As a friend, and fellow Narnian, Gregory di Pippo pointed out to me the other day, the average lifespan of ordinary children's books is, from hard-cover first edition to paperbacks in the remainders bin, maybe, at most, 3-5 years. The Chronicles of Narnia have never gone out of print since their publication in the early 1950s. They have sold +100 million copies and been translated into 47 languages.
I said to my colleague that Puddleglum's famous Profession of Faith was probably the most important expression of the answer to Modernia's obsession with secularism that I'd ever seen. I told him I'd post it.
~ * ~
The Green Witch, the Lady of the Green Kirtle, the Queen of Underland, has captured Eustace, Jill, Puddleglum the Marsh Wiggle, and Prince Rillian, whom she has held for ten years, and all of whom she wishes to use as tools in her plans of conquest.
She has spun an enchantment, a sweet web of lies about not just Aslan, but about the very nature of reality. The world, she says, is only what she says it is; there is no real world but her world...It would be so easy to give in, and is such a struggle to fight...
But Puddleglum, the wet blanket, the one who has never let himself be distracted from the quest, has broken her spell, and stamped on her sweet, cloying, enchanted fire with his cold foot.
"The sweet heavy smell grew very much less. For though the whole fire had not been put out, a good bit of it had, and what remained smelled very largely of burnt Marsh-wiggle, which is not at all an enchanting smell. This instantly made everyone's brain far clearer. The Prince and the children held up their heads again and opened their eyes.
Secondly, the Witch, in a loud, terrible voice, utterly different from all the sweet tones she had been using up till now, called out, "What are you doing? Dare to touch my fire again, mud-filth, and I'll turn the blood to fire inside your veins."
Thirdly, the pain itself made Puddleglum's head for a moment perfectly clear and he knew exactly what he really thought. There is nothing like a good shock of pain for dissolving certain kinds of magic.

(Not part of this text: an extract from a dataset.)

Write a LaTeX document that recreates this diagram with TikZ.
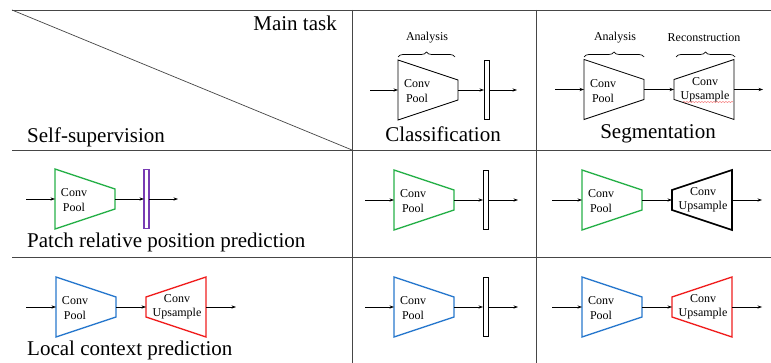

"One word, Ma'am," he said, coming back from the fire; limping, because of the pain. "One word. All you've been saying is quite right, I shouldn't wonder. I'm a chap who always liked to know the worst and then put the best face I can on it. So I won't deny any of what you said. But there's one thing more to be said, even so. Suppose we have only dreamed, or made up, all those things - trees and grass and sun and moon and stars and Aslan himself. Suppose we have.

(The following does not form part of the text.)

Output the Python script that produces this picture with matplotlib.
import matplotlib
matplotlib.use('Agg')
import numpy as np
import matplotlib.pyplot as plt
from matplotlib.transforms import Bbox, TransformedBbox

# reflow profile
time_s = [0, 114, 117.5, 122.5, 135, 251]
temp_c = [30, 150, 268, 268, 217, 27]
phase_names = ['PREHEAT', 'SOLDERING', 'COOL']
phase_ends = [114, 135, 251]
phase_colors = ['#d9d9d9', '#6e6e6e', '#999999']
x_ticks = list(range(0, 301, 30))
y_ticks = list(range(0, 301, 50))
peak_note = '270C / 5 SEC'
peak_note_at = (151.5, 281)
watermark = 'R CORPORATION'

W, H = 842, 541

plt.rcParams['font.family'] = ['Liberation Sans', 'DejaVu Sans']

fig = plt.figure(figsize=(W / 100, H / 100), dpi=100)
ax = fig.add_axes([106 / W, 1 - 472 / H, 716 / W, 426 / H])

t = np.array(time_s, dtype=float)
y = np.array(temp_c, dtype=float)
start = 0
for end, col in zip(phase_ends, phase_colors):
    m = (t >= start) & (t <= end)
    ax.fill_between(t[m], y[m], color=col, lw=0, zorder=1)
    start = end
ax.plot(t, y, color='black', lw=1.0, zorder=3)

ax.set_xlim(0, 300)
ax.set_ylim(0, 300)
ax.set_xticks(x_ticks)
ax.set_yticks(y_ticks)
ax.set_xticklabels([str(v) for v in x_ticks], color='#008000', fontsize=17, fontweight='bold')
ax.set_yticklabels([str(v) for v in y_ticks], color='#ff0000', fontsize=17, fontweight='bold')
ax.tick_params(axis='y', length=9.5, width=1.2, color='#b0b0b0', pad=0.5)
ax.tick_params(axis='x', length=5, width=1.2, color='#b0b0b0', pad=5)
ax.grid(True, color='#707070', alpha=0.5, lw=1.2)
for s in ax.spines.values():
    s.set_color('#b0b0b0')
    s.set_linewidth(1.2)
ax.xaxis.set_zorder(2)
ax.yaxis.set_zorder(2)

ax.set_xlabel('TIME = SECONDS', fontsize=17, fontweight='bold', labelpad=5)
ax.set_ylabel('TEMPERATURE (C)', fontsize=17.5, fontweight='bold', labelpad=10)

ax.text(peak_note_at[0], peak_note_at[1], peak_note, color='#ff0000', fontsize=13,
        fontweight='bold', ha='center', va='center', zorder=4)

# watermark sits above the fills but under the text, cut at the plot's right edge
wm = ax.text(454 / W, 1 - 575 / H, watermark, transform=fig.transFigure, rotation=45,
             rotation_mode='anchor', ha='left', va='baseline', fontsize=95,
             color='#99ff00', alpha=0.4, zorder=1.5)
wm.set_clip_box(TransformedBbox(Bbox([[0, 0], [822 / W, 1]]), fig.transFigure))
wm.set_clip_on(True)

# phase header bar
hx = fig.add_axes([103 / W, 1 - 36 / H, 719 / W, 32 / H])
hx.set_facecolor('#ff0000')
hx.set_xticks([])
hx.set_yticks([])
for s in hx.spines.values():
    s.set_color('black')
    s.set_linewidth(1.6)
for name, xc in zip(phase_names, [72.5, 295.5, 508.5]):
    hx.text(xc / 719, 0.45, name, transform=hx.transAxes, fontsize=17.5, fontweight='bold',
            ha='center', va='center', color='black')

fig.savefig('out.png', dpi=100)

Then all I can say is that, in that case, the made-up things seem a good deal more important than the real ones. Suppose this black pit of a kingdom of yours is the only world. Well, it strikes me as a pretty poor one.
And that's a funny thing, when you come to think of it. We're just babies making up a game, if you're right. But four babies playing a game can make a playworld which licks your real world hollow. That's why I'm going to stand by the play-world. I'm on Aslan's side even if there isn't any Aslan to lead it. I'm going to live as like a Narnian as I can even if there isn't any Narnia."
That has been my private manifesto since the first time I read it when I was nine years old.
I've spent my whole life feeling like an exile, longing, yearning to go home, and looking for the door that will take me there.
~
3 comments:
I said that nearly all my Christian formation came from those books as a child, and that they still form the framework for how I understand the Faith. I know the Chronicles of Narnia the way some Protestants know the Bible. (Yes, I know that's bad, but it's the truth.)
I didn't read the Narnia stories until I was 22. I loved them. They are probably my favourite spiritual reading.
That passage is marvellous!
Louise L
I never, ever heard of C.S. Lewis until my husband asked me when I read the Narnia series and I had no idea what he was talking about.
When the kids were 7 and 9 he read each one to us as our after dinner reading. We've all read them ourselves now. I did pick up the audio CD's of it and we have listened and listened to the stories. Though my kids exit stage right when mom starts to cry at certain parts of each story.
And there's Lewis' adult fiction.
I like The Great Divorce (first read it when I was about 14 but eventually understood it). That Hideous Strenght (which a lot of people don't like b/c it is more theological).
And there's The Pilgrim's Regress. (I loved when I was younger but re-read it recently and found it a bit too angry.)
BTW, a good indication of a priest's general orthodoxy is if he refers to C S Lewis in his sermons.